For me, though, the relief was complicated. Getting this diagnosis meant acknowledging I was a “sick person” who had a chronic condition that wouldn’t go away. Like other people who face health challenges, it’s hard to pretend you don’t want to be “normal” every once in a while. Unfortunately, my unwillingness to accept the reality of my condition affected my decisions about treatment. I was willing to try different antibiotics, but getting immunoglobulin (Ig) therapy like my doctor recommended, which replaces the antibodies (immunoglobulins) that are missing or not working properly in people with PI, intimidated me.4
After two years, I finally got so sick my doctor simply said, “Listen, this isn’t working.” I agreed that Ig therapy was worth trying. Despite my initial hesitation, I was relieved when we finally started. I was able to get my infusions at home (I’m a nurse, and didn’t want to spend even more time at the hospital!). My mom is a nurse too, so in the beginning it was comforting to know she’d be right there with me.
The management plan that my doctor and I agreed on together has become part of my new normal, and my husband and I use my weekly infusions to spend time together. We’ll order pizza, watch a movie, and snuggle up with our dog. Now, I personally understand the importance of donating plasma. Plasma is a specific part of the blood filled with immune cells needed to fight off infections — and it’s how they can make IgG therapies.5,6 When people donate plasma, it makes these therapies available for people like me.
I want people with PI to know that even though our “normal” might look different, I got married, am looking forward to having a family, and have hobbies I enjoy. I love crafting, painting, and have a weird obsession with tie dye. I’ve also been lucky to have such a supportive family, and the connections I’ve made through MyIgSource have been invaluable as well. MyIgSource is a unique community with helpful information, resources, and peer-to-peer support for those living with primary immunodeficiency.

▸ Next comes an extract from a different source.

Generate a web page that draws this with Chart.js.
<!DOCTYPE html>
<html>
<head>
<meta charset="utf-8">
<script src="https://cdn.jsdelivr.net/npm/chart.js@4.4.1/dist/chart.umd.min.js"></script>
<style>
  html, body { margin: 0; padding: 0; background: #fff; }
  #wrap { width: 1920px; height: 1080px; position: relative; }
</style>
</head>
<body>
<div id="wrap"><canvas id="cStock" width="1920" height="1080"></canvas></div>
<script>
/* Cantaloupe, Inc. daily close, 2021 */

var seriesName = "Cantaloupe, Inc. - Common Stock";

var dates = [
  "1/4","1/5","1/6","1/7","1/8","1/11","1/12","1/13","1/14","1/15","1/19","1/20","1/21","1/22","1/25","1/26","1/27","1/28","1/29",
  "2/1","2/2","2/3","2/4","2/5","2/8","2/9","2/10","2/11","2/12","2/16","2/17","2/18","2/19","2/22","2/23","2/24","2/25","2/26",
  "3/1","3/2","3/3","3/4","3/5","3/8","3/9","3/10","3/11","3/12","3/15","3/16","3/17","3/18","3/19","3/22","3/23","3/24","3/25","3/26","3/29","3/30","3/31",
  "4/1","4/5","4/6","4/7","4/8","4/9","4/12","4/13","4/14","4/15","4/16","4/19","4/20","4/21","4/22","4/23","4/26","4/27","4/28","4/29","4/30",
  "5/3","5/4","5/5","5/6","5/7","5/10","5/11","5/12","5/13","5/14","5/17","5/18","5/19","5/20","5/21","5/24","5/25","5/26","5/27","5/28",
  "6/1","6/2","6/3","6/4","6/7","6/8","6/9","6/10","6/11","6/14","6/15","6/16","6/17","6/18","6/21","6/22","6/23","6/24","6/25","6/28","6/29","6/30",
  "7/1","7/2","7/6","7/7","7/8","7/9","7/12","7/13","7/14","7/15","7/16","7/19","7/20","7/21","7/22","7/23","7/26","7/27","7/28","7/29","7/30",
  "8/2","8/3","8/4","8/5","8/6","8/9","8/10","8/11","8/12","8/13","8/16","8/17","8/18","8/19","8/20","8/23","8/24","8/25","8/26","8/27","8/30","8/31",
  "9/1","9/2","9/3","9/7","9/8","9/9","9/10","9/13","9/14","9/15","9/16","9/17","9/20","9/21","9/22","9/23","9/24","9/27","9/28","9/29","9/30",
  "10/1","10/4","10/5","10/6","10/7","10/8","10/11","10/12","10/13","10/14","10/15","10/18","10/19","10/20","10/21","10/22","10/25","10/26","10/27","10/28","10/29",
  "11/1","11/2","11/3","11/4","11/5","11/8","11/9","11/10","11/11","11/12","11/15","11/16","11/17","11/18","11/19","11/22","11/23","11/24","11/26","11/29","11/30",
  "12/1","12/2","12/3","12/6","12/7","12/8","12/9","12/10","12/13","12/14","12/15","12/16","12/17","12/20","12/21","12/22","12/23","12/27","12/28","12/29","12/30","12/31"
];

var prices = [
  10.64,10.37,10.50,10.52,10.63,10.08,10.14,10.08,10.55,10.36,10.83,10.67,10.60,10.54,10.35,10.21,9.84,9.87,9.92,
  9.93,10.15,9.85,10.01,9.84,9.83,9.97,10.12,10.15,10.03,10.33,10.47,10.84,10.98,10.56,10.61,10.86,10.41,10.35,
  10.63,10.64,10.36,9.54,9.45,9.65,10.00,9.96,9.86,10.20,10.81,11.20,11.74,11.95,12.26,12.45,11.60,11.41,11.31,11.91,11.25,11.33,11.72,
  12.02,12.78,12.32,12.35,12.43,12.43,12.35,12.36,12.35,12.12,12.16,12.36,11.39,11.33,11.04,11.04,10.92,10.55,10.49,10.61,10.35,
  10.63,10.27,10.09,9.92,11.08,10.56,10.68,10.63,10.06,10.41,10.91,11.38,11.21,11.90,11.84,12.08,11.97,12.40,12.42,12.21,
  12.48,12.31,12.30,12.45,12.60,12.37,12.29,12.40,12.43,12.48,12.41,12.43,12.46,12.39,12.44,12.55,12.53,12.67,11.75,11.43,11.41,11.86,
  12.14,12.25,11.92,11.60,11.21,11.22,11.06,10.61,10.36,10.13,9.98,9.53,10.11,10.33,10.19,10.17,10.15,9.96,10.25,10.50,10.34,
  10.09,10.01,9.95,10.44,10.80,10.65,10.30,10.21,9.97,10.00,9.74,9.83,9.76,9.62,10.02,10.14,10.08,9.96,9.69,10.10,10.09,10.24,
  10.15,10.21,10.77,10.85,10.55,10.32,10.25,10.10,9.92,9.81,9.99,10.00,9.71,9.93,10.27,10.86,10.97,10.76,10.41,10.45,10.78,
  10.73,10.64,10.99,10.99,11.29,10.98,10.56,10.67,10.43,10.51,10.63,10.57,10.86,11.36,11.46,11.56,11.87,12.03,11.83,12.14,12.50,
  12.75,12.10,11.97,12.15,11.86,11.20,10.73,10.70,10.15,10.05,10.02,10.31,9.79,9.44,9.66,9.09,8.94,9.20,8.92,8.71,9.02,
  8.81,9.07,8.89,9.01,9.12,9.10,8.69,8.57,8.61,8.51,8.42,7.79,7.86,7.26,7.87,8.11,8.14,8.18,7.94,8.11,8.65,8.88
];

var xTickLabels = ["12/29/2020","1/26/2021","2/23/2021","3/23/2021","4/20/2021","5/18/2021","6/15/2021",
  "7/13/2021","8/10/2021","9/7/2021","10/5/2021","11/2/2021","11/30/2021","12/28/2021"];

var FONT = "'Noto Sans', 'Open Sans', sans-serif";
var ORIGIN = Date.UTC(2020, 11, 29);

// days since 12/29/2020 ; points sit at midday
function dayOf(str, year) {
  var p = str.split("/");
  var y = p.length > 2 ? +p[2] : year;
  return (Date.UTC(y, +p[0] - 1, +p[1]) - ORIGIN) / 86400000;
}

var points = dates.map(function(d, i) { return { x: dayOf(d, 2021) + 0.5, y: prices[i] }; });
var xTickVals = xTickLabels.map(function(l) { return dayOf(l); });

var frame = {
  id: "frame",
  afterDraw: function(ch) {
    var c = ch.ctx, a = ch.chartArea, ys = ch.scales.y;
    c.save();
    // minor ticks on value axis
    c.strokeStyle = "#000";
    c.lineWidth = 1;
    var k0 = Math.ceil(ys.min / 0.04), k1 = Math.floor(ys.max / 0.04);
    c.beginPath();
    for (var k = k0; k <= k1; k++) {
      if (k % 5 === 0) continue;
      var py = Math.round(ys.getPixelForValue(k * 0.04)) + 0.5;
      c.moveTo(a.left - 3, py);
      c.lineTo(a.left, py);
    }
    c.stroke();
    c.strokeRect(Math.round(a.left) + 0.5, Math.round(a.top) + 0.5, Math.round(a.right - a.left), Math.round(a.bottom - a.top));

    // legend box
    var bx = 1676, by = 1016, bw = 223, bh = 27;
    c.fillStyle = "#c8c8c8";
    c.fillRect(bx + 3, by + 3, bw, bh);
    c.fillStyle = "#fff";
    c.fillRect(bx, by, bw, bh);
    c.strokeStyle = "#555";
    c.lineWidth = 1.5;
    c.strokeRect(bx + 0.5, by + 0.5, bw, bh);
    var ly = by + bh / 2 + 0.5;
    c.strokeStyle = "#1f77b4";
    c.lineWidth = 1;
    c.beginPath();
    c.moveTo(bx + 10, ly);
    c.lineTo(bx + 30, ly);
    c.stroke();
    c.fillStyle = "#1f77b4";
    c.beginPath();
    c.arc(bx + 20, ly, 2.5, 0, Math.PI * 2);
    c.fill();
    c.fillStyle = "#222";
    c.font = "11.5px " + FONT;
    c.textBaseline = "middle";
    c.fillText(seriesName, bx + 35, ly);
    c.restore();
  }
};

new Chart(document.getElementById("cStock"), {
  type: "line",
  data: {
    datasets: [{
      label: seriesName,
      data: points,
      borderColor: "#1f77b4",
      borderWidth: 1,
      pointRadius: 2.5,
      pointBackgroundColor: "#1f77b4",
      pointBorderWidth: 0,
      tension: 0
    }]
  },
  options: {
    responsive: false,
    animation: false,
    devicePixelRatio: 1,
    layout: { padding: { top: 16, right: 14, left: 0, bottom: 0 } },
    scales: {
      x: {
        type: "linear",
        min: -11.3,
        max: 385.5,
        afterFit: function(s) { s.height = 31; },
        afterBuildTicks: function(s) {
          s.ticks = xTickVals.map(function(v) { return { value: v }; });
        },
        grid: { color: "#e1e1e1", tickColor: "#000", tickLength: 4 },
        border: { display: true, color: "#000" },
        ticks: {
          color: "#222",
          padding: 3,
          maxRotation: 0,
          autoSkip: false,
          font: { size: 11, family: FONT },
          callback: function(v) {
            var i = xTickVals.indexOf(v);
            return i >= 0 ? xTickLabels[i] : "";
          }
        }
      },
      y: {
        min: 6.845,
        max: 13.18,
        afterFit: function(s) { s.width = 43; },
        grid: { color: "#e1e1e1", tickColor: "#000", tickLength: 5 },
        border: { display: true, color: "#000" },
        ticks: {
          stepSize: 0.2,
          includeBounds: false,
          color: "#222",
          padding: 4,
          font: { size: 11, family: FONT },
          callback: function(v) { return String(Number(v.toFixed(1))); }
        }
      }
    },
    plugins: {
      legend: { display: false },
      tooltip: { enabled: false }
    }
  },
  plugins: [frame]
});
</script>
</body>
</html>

Now, I’m in my 30s and pregnant with my first child. When the doctor said everything was “normal” for the baby at my 20-week ultrasound, I cried tears of joy. I had never heard a doctor say that to me before. For my child, having a mom with PI will be his normal, and we’ll navigate life with it together.

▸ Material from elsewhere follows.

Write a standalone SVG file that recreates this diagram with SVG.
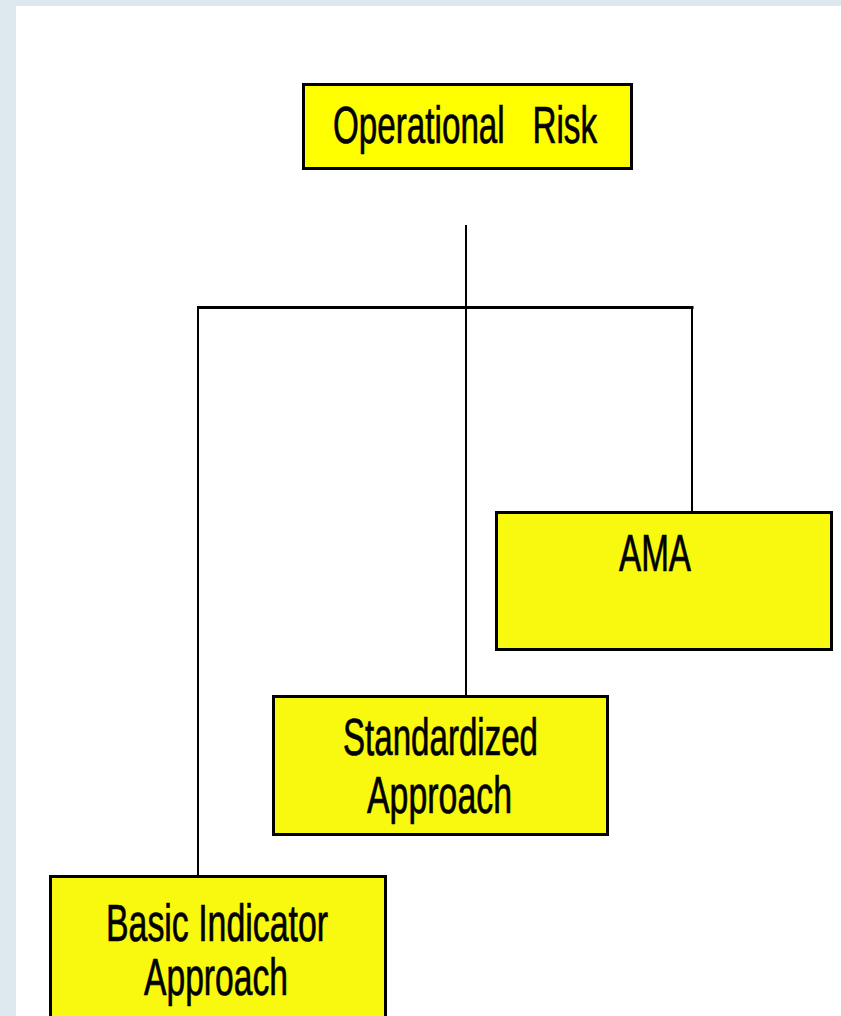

1 Ballow, M., et al., (2019). Antibody Immune Deficiencies. In Patient & Family Handbook for Primary Immunodeficiency diseases (6th ed., pp. 18–20). Textbook, IDF Immune Deficiency Foundation.
2 McCusker, C., Upton, J., & Warrington, R. (2018). Primary immunodeficiency. Allergy, Asthma & Clinical Immunology, 14(S2), 2. https://doi.org/10.1186/s13223-018-0290-5
3 Immune Deficiency Foundation. About Primary Immunodeficiencies | Immune Deficiency Foundation. (n.d.). Retrieved March 16, 2022, from https://primaryimmune.org/about-primary-immunodeficiencies
4 Ballow, M., et al., (2019). Antibody Immune Deficiencies. In Patient & Family Handbook for Primary Immunodeficiency diseases (6th ed., pp. 23). Textbook, IDF Immune Deficiency Foundation.
5 Ballow, M., et al., (2019). Antibody Immune Deficiencies. In Patient & Family Handbook for Primary Immunodeficiency diseases (6th ed., pp. 13). Textbook, IDF Immune Deficiency Foundation.